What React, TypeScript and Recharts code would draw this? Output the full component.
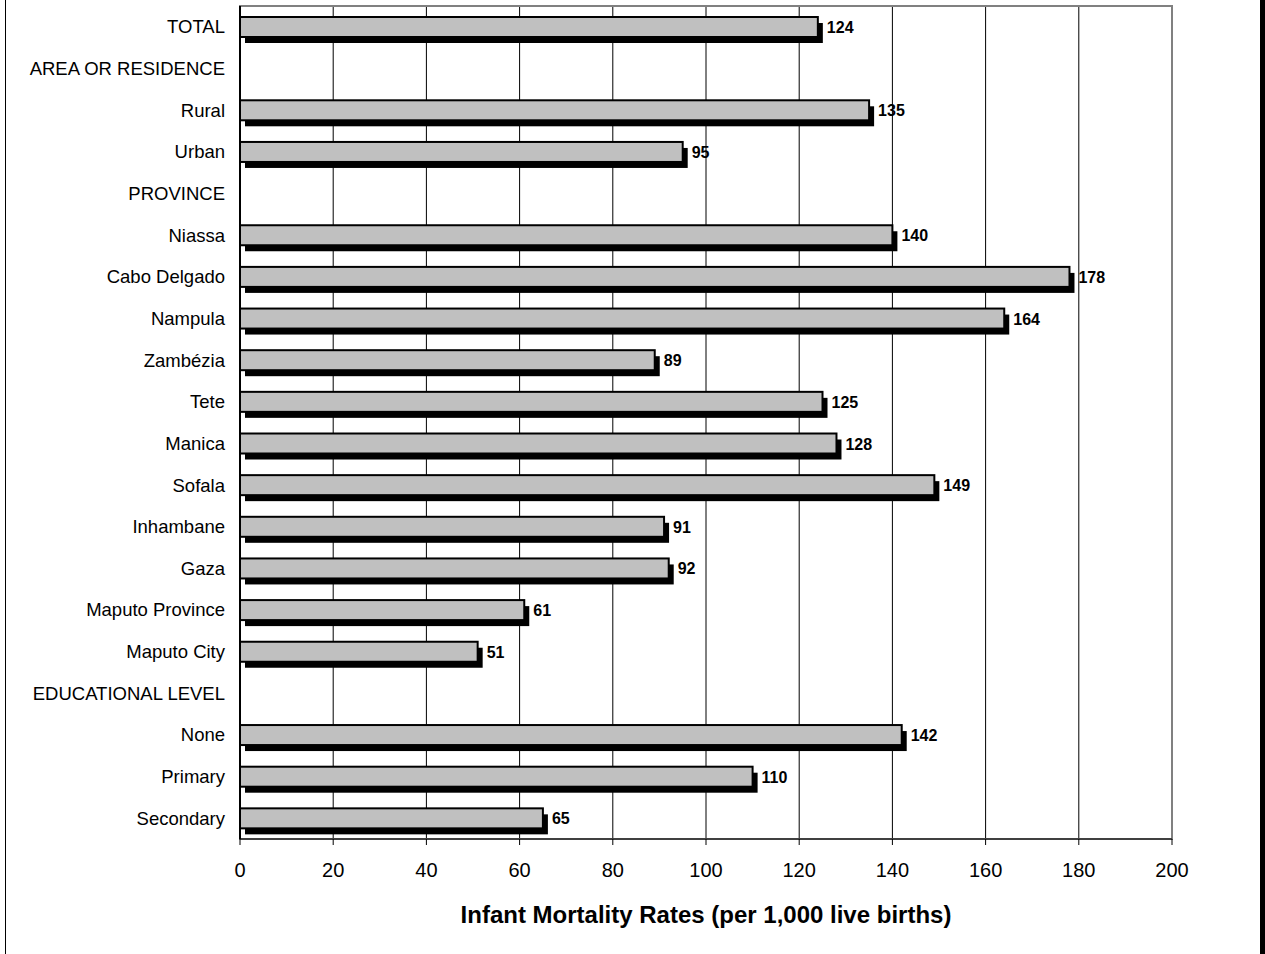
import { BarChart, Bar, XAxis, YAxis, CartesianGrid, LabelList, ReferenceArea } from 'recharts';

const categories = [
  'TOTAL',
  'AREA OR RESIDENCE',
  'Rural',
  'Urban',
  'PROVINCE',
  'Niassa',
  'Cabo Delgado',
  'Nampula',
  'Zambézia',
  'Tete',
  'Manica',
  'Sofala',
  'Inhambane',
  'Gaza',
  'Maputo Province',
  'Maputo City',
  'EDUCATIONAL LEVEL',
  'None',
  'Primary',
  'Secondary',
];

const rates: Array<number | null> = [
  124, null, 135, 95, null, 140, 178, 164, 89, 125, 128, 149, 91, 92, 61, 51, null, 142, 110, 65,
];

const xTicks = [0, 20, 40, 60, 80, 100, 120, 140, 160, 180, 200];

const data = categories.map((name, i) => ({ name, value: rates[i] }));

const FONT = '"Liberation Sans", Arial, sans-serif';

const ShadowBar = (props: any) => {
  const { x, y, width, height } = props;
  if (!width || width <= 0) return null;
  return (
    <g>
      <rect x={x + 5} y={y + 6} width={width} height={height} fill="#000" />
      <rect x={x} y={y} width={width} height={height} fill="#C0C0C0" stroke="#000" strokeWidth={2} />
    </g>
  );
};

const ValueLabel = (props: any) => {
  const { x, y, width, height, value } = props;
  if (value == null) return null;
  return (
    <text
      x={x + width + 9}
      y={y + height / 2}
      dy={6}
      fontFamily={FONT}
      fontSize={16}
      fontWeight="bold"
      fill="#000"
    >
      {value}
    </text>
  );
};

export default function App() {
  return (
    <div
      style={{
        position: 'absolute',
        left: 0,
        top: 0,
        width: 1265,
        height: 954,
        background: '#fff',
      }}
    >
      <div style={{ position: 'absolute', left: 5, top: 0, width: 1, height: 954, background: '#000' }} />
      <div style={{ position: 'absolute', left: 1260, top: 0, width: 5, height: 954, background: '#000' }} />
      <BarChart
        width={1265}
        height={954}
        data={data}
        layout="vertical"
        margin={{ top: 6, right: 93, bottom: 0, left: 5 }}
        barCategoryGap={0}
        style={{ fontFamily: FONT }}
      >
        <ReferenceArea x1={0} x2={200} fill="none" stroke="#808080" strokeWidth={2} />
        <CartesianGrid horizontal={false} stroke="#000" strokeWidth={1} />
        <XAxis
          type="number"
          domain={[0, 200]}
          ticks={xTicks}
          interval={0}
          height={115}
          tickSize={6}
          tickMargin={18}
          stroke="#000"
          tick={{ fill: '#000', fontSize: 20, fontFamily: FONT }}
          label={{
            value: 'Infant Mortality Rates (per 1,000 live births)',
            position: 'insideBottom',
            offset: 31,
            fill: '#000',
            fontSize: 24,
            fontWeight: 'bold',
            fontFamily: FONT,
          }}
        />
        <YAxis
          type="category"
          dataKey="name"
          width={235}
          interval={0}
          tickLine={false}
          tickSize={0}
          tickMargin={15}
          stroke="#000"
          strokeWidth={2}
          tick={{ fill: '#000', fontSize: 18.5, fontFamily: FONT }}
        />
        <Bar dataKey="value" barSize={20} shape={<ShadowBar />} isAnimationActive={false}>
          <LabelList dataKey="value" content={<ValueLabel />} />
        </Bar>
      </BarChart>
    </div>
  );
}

····················

## Instructions for the task
All of the data above should be transcribed verbatim, with pictures omitted.

## Problem solution
What React, TypeScript and Recharts code would draw this? Output the full component.
import { BarChart, Bar, XAxis, YAxis, CartesianGrid, LabelList, ReferenceArea } from 'recharts';

const categories = [
  'TOTAL',
  'AREA OR RESIDENCE',
  'Rural',
  'Urban',
  'PROVINCE',
  'Niassa',
  'Cabo Delgado',
  'Nampula',
  'Zambézia',
  'Tete',
  'Manica',
  'Sofala',
  'Inhambane',
  'Gaza',
  'Maputo Province',
  'Maputo City',
  'EDUCATIONAL LEVEL',
  'None',
  'Primary',
  'Secondary',
];

const rates: Array<number | null> = [
  124, null, 135, 95, null, 140, 178, 164, 89, 125, 128, 149, 91, 92, 61, 51, null, 142, 110, 65,
];

const xTicks = [0, 20, 40, 60, 80, 100, 120, 140, 160, 180, 200];

const data = categories.map((name, i) => ({ name, value: rates[i] }));

const FONT = '"Liberation Sans", Arial, sans-serif';

const ShadowBar = (props: any) => {
  const { x, y, width, height } = props;
  if (!width || width <= 0) return null;
  return (
    <g>
      <rect x={x + 5} y={y + 6} width={width} height={height} fill="#000" />
      <rect x={x} y={y} width={width} height={height} fill="#C0C0C0" stroke="#000" strokeWidth={2} />
    </g>
  );
};

const ValueLabel = (props: any) => {
  const { x, y, width, height, value } = props;
  if (value == null) return null;
  return (
    <text
      x={x + width + 9}
      y={y + height / 2}
      dy={6}
      fontFamily={FONT}
      fontSize={16}
      fontWeight="bold"
      fill="#000"
    >
      {value}
    </text>
  );
};

export default function App() {
  return (
    <div
      style={{
        position: 'absolute',
        left: 0,
        top: 0,
        width: 1265,
        height: 954,
        background: '#fff',
      }}
    >
      <div style={{ position: 'absolute', left: 5, top: 0, width: 1, height: 954, background: '#000' }} />
      <div style={{ position: 'absolute', left: 1260, top: 0, width: 5, height: 954, background: '#000' }} />
      <BarChart
        width={1265}
        height={954}
        data={data}
        layout="vertical"
        margin={{ top: 6, right: 93, bottom: 0, left: 5 }}
        barCategoryGap={0}
        style={{ fontFamily: FONT }}
      >
        <ReferenceArea x1={0} x2={200} fill="none" stroke="#808080" strokeWidth={2} />
        <CartesianGrid horizontal={false} stroke="#000" strokeWidth={1} />
        <XAxis
          type="number"
          domain={[0, 200]}
          ticks={xTicks}
          interval={0}
          height={115}
          tickSize={6}
          tickMargin={18}
          stroke="#000"
          tick={{ fill: '#000', fontSize: 20, fontFamily: FONT }}
          label={{
            value: 'Infant Mortality Rates (per 1,000 live births)',
            position: 'insideBottom',
            offset: 31,
            fill: '#000',
            fontSize: 24,
            fontWeight: 'bold',
            fontFamily: FONT,
          }}
        />
        <YAxis
          type="category"
          dataKey="name"
          width={235}
          interval={0}
          tickLine={false}
          tickSize={0}
          tickMargin={15}
          stroke="#000"
          strokeWidth={2}
          tick={{ fill: '#000', fontSize: 18.5, fontFamily: FONT }}
        />
        <Bar dataKey="value" barSize={20} shape={<ShadowBar />} isAnimationActive={false}>
          <LabelList dataKey="value" content={<ValueLabel />} />
        </Bar>
      </BarChart>
    </div>
  );
}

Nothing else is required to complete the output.